Realizing that we have taste buds is a beautiful feeling, that there are savors to explore out there, spices to experience, textures to discover and put something new and different on our plates. Plus the incredible feeling of the "I did it and it taste good"... priceless. Healthy, juicy, fun!

Loosing weight is not what I want to take as a resolution this year. I learned to believe in small steps and one less restaurant outing, one more home cooked meal every week, should do the trick for 2009.

Sunday, October 12, 2008

May the best girl win!

Competition is human nature. Competition makes us move forward, push harder, pass our limits. Competition can occur between co-workers for a raise or a new position, between sibling for the parents’ attention or the last piece of pie on the plate, between friends sometimes to validate a status. Competition happens between people for things as various as money, fame, recognition or affection.

Competition forces people to look at the other and evaluate the differences, the strengths, and the weaknesses, to position themselves in a context, presenting the best side, the strongest face, the calmest mood.

If there is a secret to winning a competition, it’s confidence, without being over-confident. It’s making a statement of strength and detachment. It’s being involved without being emotional. And it’s belief. And sometime we doubt, we loose confidence; we’re scared. But we keep on hoping, we believe. And sometimes it just happens. We win.

I was just a twenty-something, barely out of school when I was put in front of another twenty-something, during an internship, in the race for a job. She was prettier than me, she was more social, and she was not an idiot either. Plus she was a really nice girl and we even became sort of friends… I was scared but I kept on working. Hoping that I would get out of that internship at least a good learning experience. But I was sure she would be the chosen one. I was defeated before even fighting. But I was hoping. I loved my job; I was enthusiastic and hard working. I was passionate about what I was doing. In the end, they chose me. This experience taught me to believe in myself. Doubt is still here, more than often, but deep inside, I have the strength and I know I can win, if I really want.

Monday, October 6, 2008

Just one look

It's common to hear that eyes are the mirror of the soul. More than just a reflexion of our deep thoughts (which can often lead to many interpretations), eyes initiate the relationship, eyes set the tone, eyes shut.

There are many ways of laying eyes on somebody. And by this small action initiate a chain of reactions. As an experience, just walk down the street and pick a random person, make a short eye contact. 9 times out of 10 this person will either say hello, nod, or look away and pretend they didn't see you. Whatever the outcome is, you just initiated a relationship.


Many silent communications can be made through the eyes, trying shamelessly to send or read thoughts and, when the connection with the person is deep enough, succeeding.
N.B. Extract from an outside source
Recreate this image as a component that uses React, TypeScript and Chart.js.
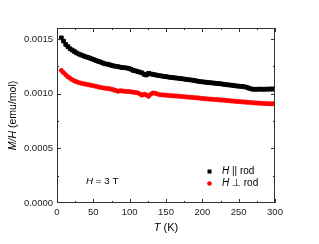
import React, { useEffect, useRef } from "react";
import { Chart, registerables } from "chart.js";

Chart.register(...registerables);

const temps = [6, 9, 12, 15, 18, 21, 24, 27, 30, 33, 36, 39, 42, 45, 48, 51, 54, 57, 60, 63, 66, 69, 72, 75, 78, 81, 84, 87, 90, 93, 96, 99, 102, 105, 108, 111, 114, 117, 120, 123, 126, 129, 132, 135, 138, 141, 144, 147, 150, 153, 156, 159, 162, 165, 168, 171, 174, 177, 180, 183, 186, 189, 192, 195, 198, 201, 204, 207, 210, 213, 216, 219, 222, 225, 228, 231, 234, 237, 240, 243, 246, 249, 252, 255, 258, 261, 264, 267, 270, 273, 276, 279, 282, 285, 288, 291, 294, 297, 300];

const parallelRod = [0.00151, 0.00148, 0.00145, 0.00143, 0.00141, 0.001398, 0.001385, 0.001372, 0.001362, 0.001354, 0.001346, 0.001338, 0.001332, 0.001325, 0.001318, 0.00131, 0.001302, 0.001295, 0.001288, 0.00128, 0.001272, 0.00127, 0.001265, 0.001258, 0.001253, 0.00125, 0.001246, 0.001242, 0.001238, 0.001237, 0.001234, 0.00123, 0.001222, 0.001212, 0.001208, 0.001202, 0.001196, 0.00119, 0.001176, 0.00117, 0.001186, 0.00118, 0.001176, 0.001172, 0.001168, 0.001164, 0.001161, 0.001158, 0.001155, 0.001152, 0.001149, 0.001147, 0.001144, 0.001142, 0.00114, 0.001137, 0.001134, 0.001131, 0.001128, 0.001126, 0.001123, 0.00112, 0.001116, 0.001112, 0.001109, 0.001107, 0.001105, 0.001102, 0.0011, 0.001098, 0.001096, 0.001094, 0.001092, 0.00109, 0.001087, 0.001084, 0.001081, 0.001079, 0.001077, 0.001074, 0.001071, 0.001069, 0.001067, 0.001066, 0.001062, 0.001058, 0.00105, 0.001044, 0.00104, 0.00104, 0.00104, 0.001041, 0.00104, 0.00104, 0.001041, 0.001041, 0.001042, 0.001042, 0.001043];

const perpRod = [0.001212, 0.001192, 0.001172, 0.001154, 0.00114, 0.001128, 0.001116, 0.001108, 0.001101, 0.001096, 0.001091, 0.001087, 0.001083, 0.001079, 0.001075, 0.001071, 0.001066, 0.001061, 0.001057, 0.001053, 0.00105, 0.001047, 0.001044, 0.00104, 0.001035, 0.001028, 0.001022, 0.001026, 0.001025, 0.001021, 0.00102, 0.001019, 0.001016, 0.001013, 0.00101, 0.001007, 0.000998, 0.000986, 0.000995, 0.000988, 0.000976, 0.000995, 0.001006, 0.001003, 0.000996, 0.000991, 0.000989, 0.000987, 0.000986, 0.000984, 0.000982, 0.00098, 0.000979, 0.000978, 0.000976, 0.000974, 0.000973, 0.00097, 0.000968, 0.000967, 0.000965, 0.000963, 0.000962, 0.00096, 0.000957, 0.000955, 0.000954, 0.000952, 0.00095, 0.000949, 0.000947, 0.000946, 0.000944, 0.000942, 0.000941, 0.00094, 0.000937, 0.000935, 0.000933, 0.000931, 0.000929, 0.000928, 0.000926, 0.000925, 0.000923, 0.000921, 0.00092, 0.000918, 0.000917, 0.000915, 0.000914, 0.000912, 0.000911, 0.00091, 0.000909, 0.000908, 0.000907, 0.000907, 0.000906];

const xTicks = [0, 50, 100, 150, 200, 250, 300];
const yTicks = [0, 0.0005, 0.001, 0.0015];
const legendLabels = [" || rod", " \u22a5 rod"];
const fieldLabel = " = 3 T";

const FONT = "'Liberation Sans', Arial, sans-serif";

function drawMixed(ctx: CanvasRenderingContext2D, parts: [string, boolean][], x: number, y: number, size: number, align: "left" | "center") {
  let total = 0;
  for (const [t, it] of parts) {
    ctx.font = `${it ? "italic " : ""}${size}px ${FONT}`;
    total += ctx.measureText(t).width;
  }
  let cx = align === "center" ? x - total / 2 : x;
  for (const [t, it] of parts) {
    ctx.font = `${it ? "italic " : ""}${size}px ${FONT}`;
    ctx.textAlign = "left";
    ctx.textBaseline = "middle";
    ctx.fillText(t, cx, y);
    cx += ctx.measureText(t).width;
  }
}

const framePlugin = {
  id: "frame",
  afterDraw(chart: any) {
    const { ctx, chartArea: a, scales } = chart;
    const xs = scales.x;
    const ys = scales.y;
    ctx.save();
    ctx.strokeStyle = "#333";
    ctx.lineWidth = 1;
    ctx.strokeRect(Math.round(a.left) + 0.5, Math.round(a.top) + 0.5, Math.round(a.right - a.left) - 1, Math.round(a.bottom - a.top) - 1);
    ctx.beginPath();
    const xMin: number[] = [];
    for (let i = 0; i < xTicks.length - 1; i++) xMin.push((xTicks[i] + xTicks[i + 1]) / 2);
    const yMin: number[] = [];
    for (let i = 0; i < yTicks.length; i++) yMin.push(yTicks[i] + 0.00025);
    const drawX = (v: number, len: number) => {
      const px = Math.round(xs.getPixelForValue(v)) + 0.5;
      ctx.moveTo(px, a.bottom);
      ctx.lineTo(px, a.bottom - len);
      ctx.moveTo(px, a.top);
      ctx.lineTo(px, a.top + len);
    };
    const drawY = (v: number, len: number) => {
      const py = Math.round(ys.getPixelForValue(v)) + 0.5;
      if (py < a.top || py > a.bottom) return;
      ctx.moveTo(a.left, py);
      ctx.lineTo(a.left + len, py);
      ctx.moveTo(a.right, py);
      ctx.lineTo(a.right - len, py);
    };
    xTicks.forEach((v) => drawX(v, 4));
    xMin.forEach((v) => drawX(v, 2));
    yTicks.forEach((v) => drawY(v, 4));
    yMin.forEach((v) => drawY(v, 2));
    ctx.stroke();

    ctx.fillStyle = "#000";
    drawMixed(ctx, [["T", true], [" (K)", false]], (a.left + a.right) / 2, 228, 11, "center");
    ctx.save();
    ctx.translate(13, (a.top + a.bottom) / 2);
    ctx.rotate(-Math.PI / 2);
    drawMixed(ctx, [["M/H", true], [" (emu/mol)", false]], 0, 0, 10.5, "center");
    ctx.restore();

    ctx.fillStyle = "#000";
    ctx.fillRect(207.5, 169.5, 4, 4);
    ctx.beginPath();
    ctx.fillStyle = "#ff0000";
    ctx.arc(209.5, 183.5, 2.3, 0, Math.PI * 2);
    ctx.fill();
    ctx.fillStyle = "#000";
    drawMixed(ctx, [["H", true], [legendLabels[0], false]], 222, 171.5, 10, "left");
    drawMixed(ctx, [["H", true], [legendLabels[1], false]], 222, 183.5, 10, "left");
    drawMixed(ctx, [["H", true], [fieldLabel, false]], 86, 181, 9.8, "left");
    ctx.restore();
  },
};

export default function App() {
  const ref = useRef<HTMLCanvasElement | null>(null);
  useEffect(() => {
    if (!ref.current) return;
    const chart = new Chart(ref.current, {
      type: "line",
      data: {
        datasets: [
          {
            label: "H || rod",
            data: temps.map((t, i) => ({ x: t, y: parallelRod[i] })),
            showLine: false,
            pointStyle: "rect",
            pointRadius: 2.6,
            borderWidth: 1,
            backgroundColor: "#000",
            borderColor: "#000",
          },
          {
            label: "H \u22a5 rod",
            data: temps.map((t, i) => ({ x: t, y: perpRod[i] })),
            showLine: false,
            pointStyle: "circle",
            pointRadius: 2.2,
            borderWidth: 0.5,
            backgroundColor: "#ff0000",
            borderColor: "#ff0000",
          },
        ],
      },
      options: {
        animation: false,
        responsive: true,
        maintainAspectRatio: false,
        layout: { padding: { top: 28, right: 44, left: 0, bottom: 0 } },
        plugins: { legend: { display: false }, tooltip: { enabled: false } },
        scales: {
          x: {
            type: "linear",
            min: 0,
            max: 300,
            afterBuildTicks: (s: any) => {
              s.ticks = xTicks.map((v) => ({ value: v }));
            },
            afterFit: (s: any) => {
              s.height = 41;
            },
            grid: { display: false, drawTicks: false, tickLength: 0 },
            border: { display: false },
            ticks: {
              padding: 4,
              maxRotation: 0,
              autoSkip: false,
              color: "#222",
              font: { family: FONT, size: 9.5 },
            },
          },
          y: {
            type: "linear",
            min: 0,
            max: 0.0016,
            afterBuildTicks: (s: any) => {
              s.ticks = yTicks.map((v) => ({ value: v }));
            },
            afterFit: (s: any) => {
              s.width = 57;
            },
            grid: { display: false, drawTicks: false, tickLength: 0 },
            border: { display: false },
            ticks: {
              padding: 4,
              autoSkip: false,
              color: "#222",
              font: { family: FONT, size: 9.5 },
              callback: (v: any) => Number(v).toFixed(4),
            },
          },
        },
      },
      plugins: [framePlugin],
    });
    return () => chart.destroy();
  }, []);
  return (
    <div style={{ position: "fixed", left: 0, top: 0, width: 319, height: 244, background: "#fff" }}>
      <canvas ref={ref} />
    </div>
  );
}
Being stuck in an undesired conversation in a bar and sending a desperate S.O.S to a friend on the other side of the room, with just one look: "Save me." Listening to the non-sense of an unreliable C.E.O, barely able to contain the disdain and lack of respect that start coming out of every pore of the skin, and receiving from across the conference-room table a silent message from a manager, with just one look: "Don't go there." Hearing a new word in a conversation and not being able to make any sense of it and communicating, with just one look: "You lost me in translation."


Silent communications can be longer. Loosing yourself in someone's eyes, pushing the limits of intimacy, when something needs to come out but there are no words to say it. Being at loss with words is often either the result of deep emotions or fear of hurting: "I can't say that to you, so I'm looking at you and hoping you understand." The risk is, in this situation, that 9 times out of 10 the person will misinterpret the look and use it to validate his/her own fears, hopes and emotions.


It was early on a Sunday morning; he jumped out of bed, mumbling something about work to do and people to meet. He got dressed, gave me a peck on the lips and walked out the door. I saw him leave, turn around, and look at me. I knew. I never saw him again. He broke my heart, with just one look.